Le juge chargé d’instruire notre plainte n’a jamais obtenu, malgré maints rappels, les moyens d’investiguer. Le contenu de notre plainte est demeuré inexploité pendant des années.

Le seul devoir d’enquête qu’il a pu mener à bien a consisté à soumettre les dires des parents d’élèves à une experte psychologue chargée de dire si, selon elle, ils avaient agi en nous dénonçant « avec une intention méchante » (une « dénonciation calomnieuse » est un délit supposant que l’on a agi dans cette intention) ! Quand le juge d’instruction eut terminé cet embryon d’enquête, le parquet a mis à son tour plusieurs années pour établir un réquisitoire de quelques lignes disant, en substance, que cette intention faisait défaut. Et la chambre du conseil, par décision du 19 mai, vient d’ordonner le non-lieu pour le même motif ! Le moindre paradoxe n’est donc pas que nous sommes à nouveau victimes des conclusions d’un « expert » concluant à la « faible probabilité » que nos accusateurs aient agi à notre égard dans le but de nous nuire !

Le public doit être informé

Nous aurions pu relever appel de cette ordonnance, mais à quoi bon ? Cet « Outreau belge » révèle à nos yeux l’absence cruelle de toute forme quelconque de compensation pour tous ceux qui ont été littéralement traînés dans la boue avant d’être disculpés une fois pour toutes. Sous prétexte que nous n’avons jamais été détenus (c’est à peu près la seule avanie qu’on nous a épargnée), nous devrons continuer à vivre comme si rien ne s’était jamais passé. L’injustice de cette situation méritait à nos yeux que le plus large public en soit informé.

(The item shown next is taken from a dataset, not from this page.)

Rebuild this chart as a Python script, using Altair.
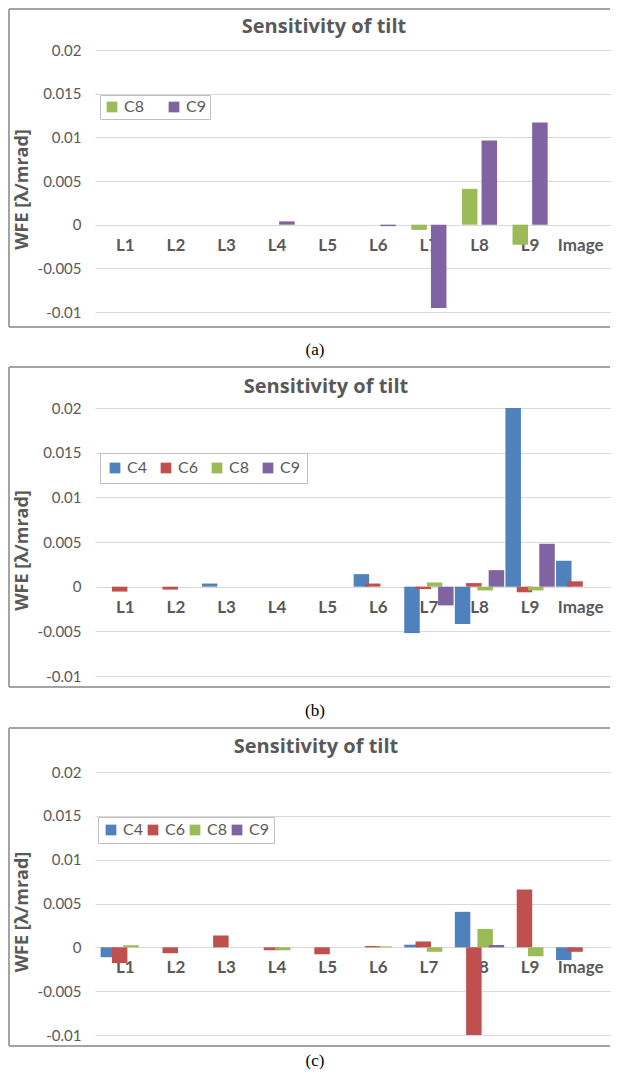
import altair as alt
import pandas as pd

categories = ["L1", "L2", "L3", "L4", "L5", "L6", "L7", "L8", "L9", "Image"]

# Panel (a)
series_a = ["C8", "C9"]
a_C8 = [0, 0, 0, 0, 0, 0, -0.0006, 0.0041, -0.0023, 0]
a_C9 = [0, 0, 0, 0.00038, 0, -0.00017, -0.00955, 0.00965, 0.0117, 0]

# Panel (b)
series_b = ["C4", "C6", "C8", "C9"]
b_C4 = [0, 0, 0.00035, 0, 0, 0.0014, -0.0052, -0.00418, 0.0200, 0.0029]
b_C6 = [-0.00055, -0.00033, 0, 0, 0, 0.00035, -0.00027, 0.0004, -0.00063, 0.0006]
b_C8 = [0, 0, 0, 0, 0, 0, 0.00047, -0.00042, -0.00042, 0]
b_C9 = [0, 0, 0, 0, 0, 0, -0.0021, 0.00185, 0.0048, 0]

# Panel (c)
series_c = ["C4", "C6", "C8", "C9"]
c_C4 = [-0.00113, 0, 0, 0, 0, 0, 0.0003, 0.00405, 0, -0.00145]
c_C6 = [-0.0018, -0.00067, 0.00135, -0.00033, -0.00079, 0.00015, 0.00067, -0.0100, 0.0066, -0.00051]
c_C8 = [0.00024, 0, 0, -0.00033, 0, 0.00011, -0.00051, 0.0021, -0.00102, 0]
c_C9 = [0, 0, 0, 0, 0, 0, 0, 0.00027, 0, 0]

y_ticks = [-0.01, -0.005, 0, 0.005, 0.01, 0.015, 0.02]

colors = {"C4": "#4F81BD", "C6": "#C0504D", "C8": "#9BBB59", "C9": "#8064A2"}
GRAY = "#595959"
BORDER = "#a3a3a3"
FONT = "Lato"
TFONT = "Open Sans"
W = 516


def long_df(series_names, values):
    rows = []
    for si, (s, vals) in enumerate(zip(series_names, values)):
        for ci, v in enumerate(vals):
            rows.append({"cat": categories[ci], "ci": ci, "si": si, "series": s, "v": v})
    return pd.DataFrame(rows)


def panel(series, values, h, step_px, bar_px, leg_x, leg_y, col_pad, leg_pad,
          b_top, b_bot, title_x, title_y, cap_y, caption):
    n = len(series)
    unit = W / 10.0
    df = long_df(series, values)
    one = pd.DataFrame({"k": [0]})

    yaxis = alt.Axis(
        values=y_ticks, labelExpr="'' + datum.value", grid=True,
        gridColor="#d9d9d9", gridWidth=1, domain=False, ticks=False,
        labelPadding=14, labelFontSize=15, labelColor=GRAY, labelFont=FONT,
        title="WFE [λ/mrad]", titleFont=TFONT, titleFontSize=18,
        titleFontWeight="bold", titleColor=GRAY, titleX=-73, titleY=h / 2 + 8,
        titleAngle=270, titleBaseline="middle", titleAlign="center",
    )
    yenc = alt.Y("v:Q", scale=alt.Scale(domain=[-0.01, 0.02], nice=False),
                 axis=yaxis, stack=None)
    xscale = alt.Scale(domain=[0, 10], nice=False, zero=False)

    bars = alt.Chart(df).transform_calculate(
        xc=f"datum.ci + 0.5 + (datum.si - {(n - 1) / 2}) * {step_px / unit}"
    ).mark_bar(size=bar_px, orient="vertical").encode(
        x=alt.X("xc:Q", scale=xscale, axis=None),
        y=yenc,
        color=alt.Color(
            "series:N",
            scale=alt.Scale(domain=series, range=[colors[s] for s in series]),
            legend=alt.Legend(
                orient="none", legendX=leg_x, legendY=leg_y, direction="horizontal",
                title=None, symbolType="square", symbolSize=115, symbolStrokeWidth=0,
                labelFontSize=16, labelFont=FONT, labelColor=GRAY,
                strokeColor="#bfbfbf", fillColor="white", padding=leg_pad,
                columnPadding=col_pad, labelOffset=4,
            ),
        ),
    )

    lab_df = pd.DataFrame({"cat": categories, "ci": list(range(10)), "v": [0] * 10})
    labels = alt.Chart(lab_df).transform_calculate(xc="datum.ci + 0.5").mark_text(
        dy=21, fontSize=17, fontWeight="bold", font=FONT, color=GRAY, baseline="middle"
    ).encode(x=alt.X("xc:Q", scale=xscale, axis=None), y=yenc, text="cat:N")

    left = alt.Chart(one).mark_rule(color=BORDER, strokeWidth=2).encode(
        x=alt.value(-86), y=alt.value(b_top), y2=alt.value(h + b_bot))
    top = alt.Chart(one).mark_rule(color=BORDER, strokeWidth=2).encode(
        x=alt.value(-86), x2=alt.value(W - 1), y=alt.value(b_top))
    bottom = alt.Chart(one).mark_rule(color=BORDER, strokeWidth=2).encode(
        x=alt.value(-86), x2=alt.value(W - 1), y=alt.value(h + b_bot))

    title = alt.Chart(one).mark_text(
        text="Sensitivity of tilt", fontSize=20, fontWeight="bold", font=TFONT,
        color=GRAY, baseline="middle", align="center"
    ).encode(x=alt.value(title_x), y=alt.value(title_y))

    cap = alt.Chart(one).mark_text(
        text=caption, fontSize=17, font="Liberation Serif", color="black",
        baseline="middle", align="center"
    ).encode(x=alt.value(220), y=alt.value(h + cap_y))

    return alt.layer(left, top, bottom, labels, bars, title, cap).properties(
        width=W, height=h
    )


pa = panel(series_a, [a_C8, a_C9], 262, 20, 15.5, 5, 45, 22, 4,
           -41, 15, 229, -23, 38, "(a)")
pb = panel(series_b, [b_C4, b_C6, b_C8, b_C9], 268, 11.5, 15.5, 5, 45, 11, 7,
           -41, 11, 231, -21, 35, "(b)")
pc = panel(series_c, [c_C4, c_C6, c_C8, c_C9], 263, 11.5, 15.5, 3, 45, 2, 5,
           -44, 11, 221, -25, 26, "(c)")

chart = alt.vconcat(pa, pb, pc, spacing=96, bounds="flush").resolve_scale(
    color="independent", x="independent", y="independent"
).resolve_legend(color="independent").configure_view(stroke=None).properties(
    background="white",
    padding={"left": 0, "top": 0, "right": 0, "bottom": 0},
    autosize=alt.AutoSizeParams(type="pad"),
)

chart.save("out.html", embed_options={"renderer": "svg", "actions": False})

Et que chacun médite à l’avenir sur son attitude lorsqu’il s’agit d’embrayer aveuglément sur les accusations portées sur qui que ce soit tant que la démonstration de sa culpabilité n’est pas faite !

[1] Cette carte blanche de Y.M. Boucher, A. Dahin, P. Heymans, P. Matheys et L. Penninckx est parue dans Le Soir du 9 juin 2011

[2] C’est ce dessin qui est reproduit sur cette page.